Frequently asked questions about proficiency-based learning.
What is proficiency-based learning? Proficiency-based learning requires demonstrations of competence in specific skills and knowledge that meet established criteria. BFA teachers have worked collaboratively to identify the learning targets for each course representative of indicators based on graduation proficiencies. Teaching is much more explicit; learning is much more student-centered and personalized.
Proficiency-based learning shifts the focus of education toward the demonstration of knowledge and skills through a variety of experiences as a measure of success, and away from “seat time” and point collection for credits. Students provide and share evidence of their learning and growth throughout high school in order to demonstrate readiness for the next steps of their learning.
What are proficiency-based graduation requirements? Vermont’s Education Quality Standards require that high schools create graduation requirements that are attained through evidence of proficiency rather than seat time and credits. Proficiency-based graduation requirements (PBGRs) are a collection of skills and knowledge that teachers and administrators at BFA have determined to be critical in order for students to succeed in an increasingly competitive and unpredictable job market. They are rigorous and are intended to prepare students for careers and college. The chosen PBGRs represent skills and knowledge students will use for the rest of their lives. Each of the graduation requirements represent a broad skill, such as reading. Each proficiency is broken into 5-7 discrete skill sets called indicators. When all of the indicators have been deemed proficient, the broader graduation requirement is considered proficient.
Are there other schools moving to proficiency-based graduation requirements? Yes. All schools in Vermont are required to move to a proficiency-based system. Each school has the power to decide how to implement this change. It is a real opportunity for schools to make the shift to proficiencies meaningful for their particular students and community.
Does a student have to meet all the indicators of every graduation requirement? Yes. There are two types of PBGRs: Content and Transferable Skills. Students must meet all of the indicators for the content areas (literacy, math, science, etc.). For the transferable skills, however, a student must demonstrate proficiency in each of the priority indicators.
What are transferable skills? Transferable skills are traits that are needed to be successful in all aspects of life in high school and beyond. At Franklin West Supervisory Union we have identified five key Transferable Skills: Clear and Effective Communication, Self-Direction, Creative and Practical Problem Solving, Responsible and Involved Citizenship, and Informed and Integrative Thinking. We believe that these are as important as academic skills to the success of graduating students. Students must demonstrate evidence of these skills in at least three contexts in order to achieve proficiency.

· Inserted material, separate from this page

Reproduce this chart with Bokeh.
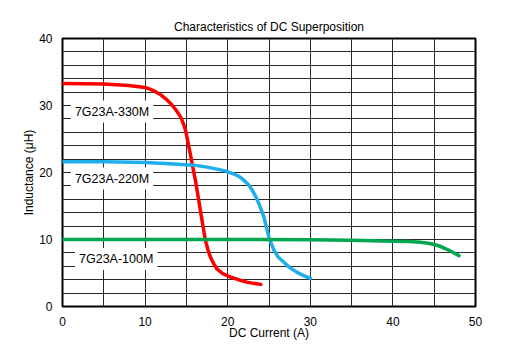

How will learning look different? Students will have much more control over their learning. There will be more choices and options for students because there is now no requirement to take certain courses. While many students may still choose a path that includes mostly traditional courses, others may take advantage of activities they do outside of school, over the summer, and in the community to demonstrate proficiency in a particular indicator. The most obvious difference is that students can work at their own pace; when students can show proficiency in an indicator with evidence, they can move on to something else. This may take an entire year or it may take much less time.
How will students be assessed? Students will submit evidence of proficiency to a teacher certified to teach in that content area. The teacher will review the evidence using a learning scale and if the evidence meets the criteria, the teacher will verify the student as proficient. A software system called LiFT will keep track of which performance indicators have been verified and track student progress toward meeting the graduation requirements.
What about College? Colleges see many different types of transcripts already, from foreign countries, various states, charter and private schools, as well as home-schooled students. Colleges request school profiles from all schools that clearly outline the academic opportunities and the grading system. According to Great Schools Partnership, who spoke directly with colleges and universities, “69 New England Institutions of Higher Education State that Proficiency-Based Diplomas Do Not Disadvantage Applicants.” In addition, the New England Board of Higher Education has published guidance on the acceptance of proficiency-based transcripts. Learn more about proficiency-based transcripts in college admissions.
What about a GPA? BFA will calculate a GPA for students using their Levels of Proficiency for any Indicator that they have had the opportunity to gather evidence. We will calculate and share student GPA after the first semester of their junior year. We believe that this is the first time a student might require a GPA as scholarships start to become available. We do not want to calculate GPA during the first two years while students are working toward proficiency and send a false, and potentially negative message, about their progress.